He’s had a storied career in his own right, but journalist Daniel Schorr still mentions Edward R. Murrow in the first paragraph of his biography.
Once a Murrow’s boy, always a Murrow’s boy.
Schorr, 89, is the last of the legendary newsman’s colleagues who’s still a working journalist. He’s a senior news analyst for National Public Radio who contributes to “All Things Considered” and “Weekend Edition” and coverage of breaking news events.
In a career that took him from CBS to CNN to NPR, Schorr has won his industry’s most prestigious awards: three Emmys, a Peabody and a duPont-Columbia University Golden Baton for his contributions to reporting.
In a case that echoes New York Times reporter Judith Miller’s recent jailing for not revealing a source, Schorr was brought before Congress and threatened with jail in 1976 if he did not disclose the source of an intelligence committee report he had obtained exclusively. He refused, and a House committee narrowly decided not to cite him with contempt.
He talked about Murrow and journalism in a telephone interview with The Associated Press.
AP: Since you’re almost a quarter-century past retirement age, I take it that retirement isn’t an option?
Schorr: If I didn’t keep working, I wouldn’t know what to do with myself. Whenever I read that someone has retired, I say to myself, how do you retire? I wouldn’t know how to do it ... My ability to function is largely based on the fact that I continue working.

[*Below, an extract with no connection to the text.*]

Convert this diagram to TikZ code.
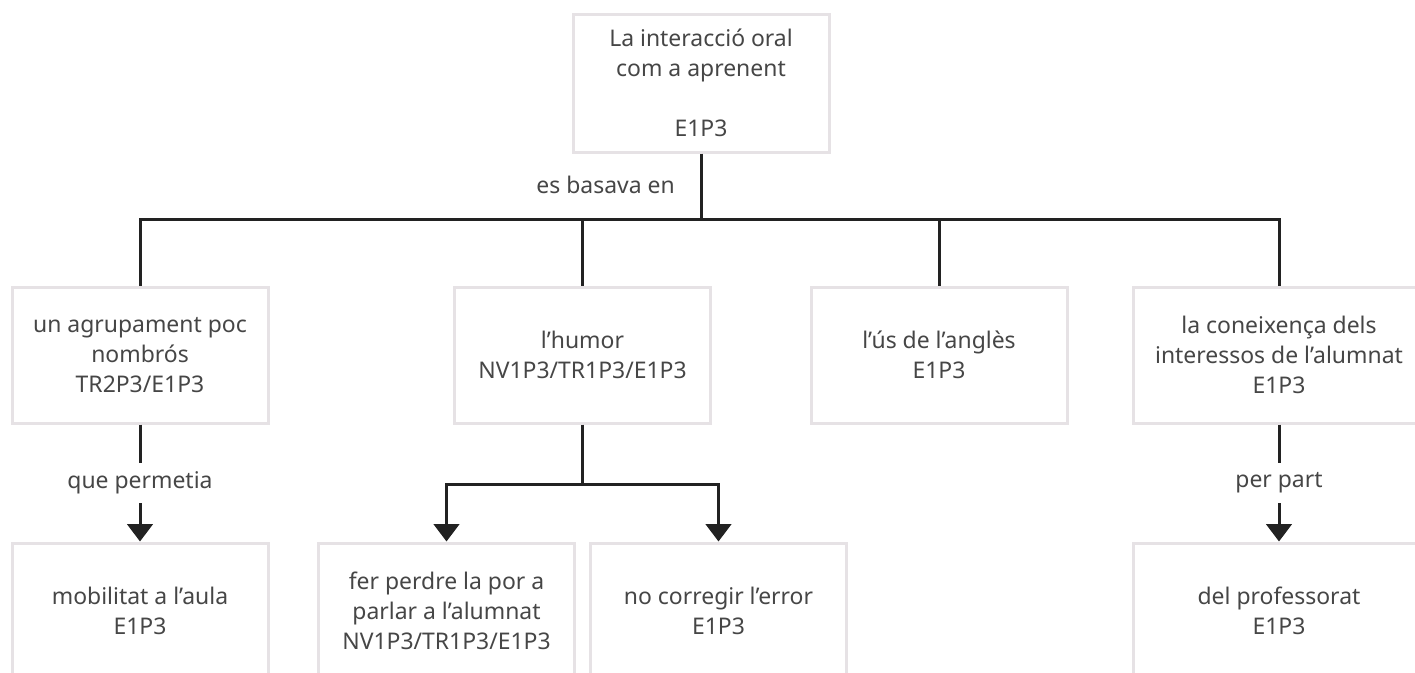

AP: We’re rapidly losing people that have any memories of Murrow’s work. Why is it important to keep that alive?
Schorr: Murrow remains a symbol of the greatest in journalism, a dedication to the truth. Every once in a while you see a [Jayson Blair], something that has happened in journalism and it has to do with the final effect of a generation of people raised on television who are not really sure anymore what a fact is and what truth is. It is some kind of virtual reality.
AP: Does George Clooney’s new movie about Murrow capture those times well?
Schorr: I think Clooney did a wonderful job. You have an actor playing Murrow pretty well, and you have archive films of McCarthy and the hearings. The way they marry that footage with the docudrama of the guy playing Murrow is very skillfully done. It took guts in those days to say we’re going to do an hour exploring what McCarthy was like, using his own actions in order to show it. That’s what made Murrow such an inspiration to us. He took a chance. He dealt with [then-CBS chief] Bill Paley, who was really uncomfortable with all of this and at one point told Murrow, ‘Why did you give me a stomachache?’ ... If you ask what does Murrow mean to me, I’ll tell you. Whenever I’m not sure about something, the ethics of something, the question I ask myself is what would Murrow have done? What would Murrow say? It seems strange after all these years that I still have him as a kind of symbol and an emblem to live by, but I do.
AP: What does journalism today lack that it had in the Murrow years, and in what ways is it better?
Schorr: Things are better today in one respect — the technology, the ability to take a very small camera and go into chaotic situations. The journalism today is really just, to a large part, turning a camera on a situation. It’s really a strange kind of journalism because you really don’t have to do anything but get the camera there and describe what you’re seeing. Other than that, everything is worse.